Ossibuchivoro

Parole d'autore

os-si-bu-chì-vo-ro

Significato Che si nutre di ossibuchi, designazione ironica dei lombardi e in particolare dei borghesi

Etimologia derivato di ossobuco (adattamento del milanese os büs, ‘osso bucato’) con l’aggiunta del suffisso -voro (‘che si nutre di’), tipico della terminologia zoologica. Neologismo coniato da Carlo Emilio Gadda in La cognizione del dolore (1963).

La bizzarria del linguaggio è il pilastro portante dei romanzi di Gadda, non solo dal punto di vista estetico ma anche tematico. L’accumulazione ridondante e circonvoluta, l’accozzaglia di registri e perfino di lingue diverse: tutto concorre a raffigurare un mondo caotico, pressoché impossibile da decifrare.

Ovvio che un autore così sia capace di inventarsi una decina di neologismi prima ancora di far colazione. ‘Ossibuchivoro’ è una delle sue creazioni più celebri, di solito intesa come sinonimo ironico di ‘lombardo’. L’ossobuco è infatti un piatto tipico di questa regione (in specie del milanese), dove è forse noto sin dal Medioevo.

Nulla di strano, del resto, che un piatto sia preso a simbolo di un’identità collettiva: accade da sempre, nel bene e nel male.

A volte è la comunità stessa a vedersi orgogliosamente rappresentata in un cibo tipico. Da qui uno dei lati buoni (in tutti i sensi) del campanilismo: il fatto che ogni città si senta in dovere di vantare una propria specialità culinaria. “Come si può governare un paese in cui ci sono 246 varietà di formaggio?” si chiedeva De Gaulle, e il concetto può applicarsi tanto alla Francia quanto all’Italia.

Altre volte invece le abitudini alimentari di un gruppo, viste dall’esterno, si traducono in una definizione dispregiativa, come ‘maccheroni’ (antico epiteto degli italiani all’estero) o ‘polentoni’. La cosa funziona particolarmente bene quando il cibo in questione appare a molti disgustoso, come nel caso dei ‘mangia-rane’ o ‘mangia-lumache’ (entrambi soprannomi dei francesi).

Anche ‘ossibuchivoro’ possiede una sfumatura spregiativa, anche se si presta soprattutto a usi scherzosi.
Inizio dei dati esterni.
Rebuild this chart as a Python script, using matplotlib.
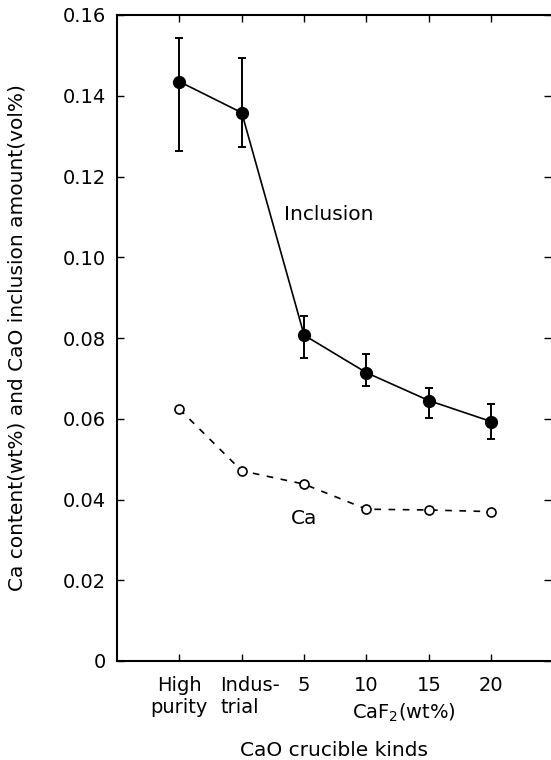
import numpy as np
import matplotlib.pyplot as plt
import matplotlib.transforms as mtransforms

plt.rcParams['font.family'] = ['DejaVu Sans']

# crucible kinds on the x axis
kinds = ["High\npurity", "Indus-\ntrial", "5", "10", "15", "20"]
xpos = np.arange(1, len(kinds) + 1)

# CaO inclusion amount (vol%) with error bar limits
inclusion = [0.1435, 0.1358, 0.0807, 0.0714, 0.0645, 0.0593]
incl_hi = [0.1542, 0.1493, 0.0855, 0.0760, 0.0675, 0.0636]
incl_lo = [0.1264, 0.1274, 0.0750, 0.0681, 0.0601, 0.0550]

# Ca content (wt%)
ca = [0.0624, 0.0471, 0.0438, 0.0376, 0.0374, 0.0370]

inclusion = np.array(inclusion)
yerr = [inclusion - np.array(incl_lo), np.array(incl_hi) - inclusion]

fig = plt.figure(figsize=(5.51, 7.60), dpi=100)
ax = fig.add_axes([117 / 551, 99 / 760, 433.5 / 551, 646 / 760])

ax.errorbar(xpos, inclusion, yerr=yerr, fmt='-o', color='black',
            ms=8.5, lw=1.2, elinewidth=1.4, capsize=2.8, capthick=1.4)
ax.plot(xpos, ca, linestyle=(0, (4, 4.5)), marker='o', color='black',
        ms=6.5, mfc='white', mew=1.2, lw=1.2)

ax.text(2.67, 0.1105, "Inclusion", fontsize=14.5, va='center', ha='left')
ax.text(2.78, 0.0354, "Ca", fontsize=14.5, va='center', ha='left')

ax.set_xlim(0, 6.95)
ax.set_ylim(0, 0.16)
ax.set_yticks(np.arange(0, 0.161, 0.02))
ax.set_yticklabels(["0"] + [f"{v:.2f}" for v in np.arange(0.02, 0.161, 0.02)])
ax.set_xticks(xpos)
ax.set_xticklabels(kinds)
ax.tick_params(direction='in', top=True, right=True, length=5, width=1,
               labelsize=14)
ax.tick_params(axis='x', pad=11)
ax.tick_params(axis='y', pad=8)

# nudge the two-line labels apart a little
labs = ax.get_xticklabels()
labs[0].set_multialignment('center')
labs[1].set_multialignment('left')
shift = mtransforms.ScaledTranslation(6 / 72, 0, fig.dpi_scale_trans)
labs[1].set_transform(labs[1].get_transform() + shift)

ax.spines['right'].set_visible(False)
for s in ['left', 'bottom', 'top']:
    ax.spines[s].set_linewidth(1.5)

ax.text(4.6, -0.0128, "CaF$_2$(wt%)", fontsize=14, ha='center', va='center')
ax.set_xlabel("CaO crucible kinds", fontsize=14.5, labelpad=17)
ax.set_ylabel("Ca content(wt%) and CaO inclusion amount(vol%)", fontsize=14.5,
              labelpad=26)

fig.savefig("out.png", dpi=100)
In realtà oggi il termine ha perso un po’ di smalto, dato che l’ossobuco non si mangia più spesso come un tempo. Tuttavia questo piatto è ancora un elemento importante dell’identità lombarda; addirittura è stata fondata nel 2015 una “Confraternita dell’Ossobuco”, autrice dei 13 comandamenti atti a produrre l’ossobuco perfetto.

Va precisato, d’altro canto, che nell’uso originario di Gadda l’ironia dell’aggettivo si rivolge contro una categoria specifica di lombardi: quelli della ‘società bene’. Nella Cognizione del dolore, descrivendo un gruppo di borghesi in attitudine postprandiale, l’autore si diverte a strappare loro la maschera di raffinata rispettabilità, svelando che in fondo sono soltanto macchine per mangiare:

E così rimanevano: il gomito appoggiato sul tavolino, la sigaretta fra medio e indice […] mentre che lo stomaco […] andava dietro come un disperato ameboide a mantrugiare e a peptonizzare l’ossobuco. La peristalsi veniva via con un andazzo trionfale, da parer […] la marcia trionfale dell’Aida o il toreador della Carmen. Così rimanevano. […] In piena valorizzazione dei loro polsini, e dei loro gemelli da polso. E della loro faccia di manichini ossibuchivori.

La cosa curiosa è che l’ossobuco, come gran parte dei piatti tipici, è una pietanza povera. È tratto infatti dalla gamba del vitello: non esattamente un taglio di prima scelta. Dall’Ottocento in avanti però è diventato il protagonista dei pranzi domenicali borghesi, estendendosi così a simbolo della classe benestante; un destino simile a quello di molte altre pietanze oggi ricercate (come il caviale, un tempo cibo da pescatori).

Ne fa fede la famosa barzelletta dei due contadini che, essendosi concessi per la prima volta il lusso di una cena al ristorante, ordinarono la portata dal nome più ricercato del menu… e si videro portare la solita zuppa di fagioli.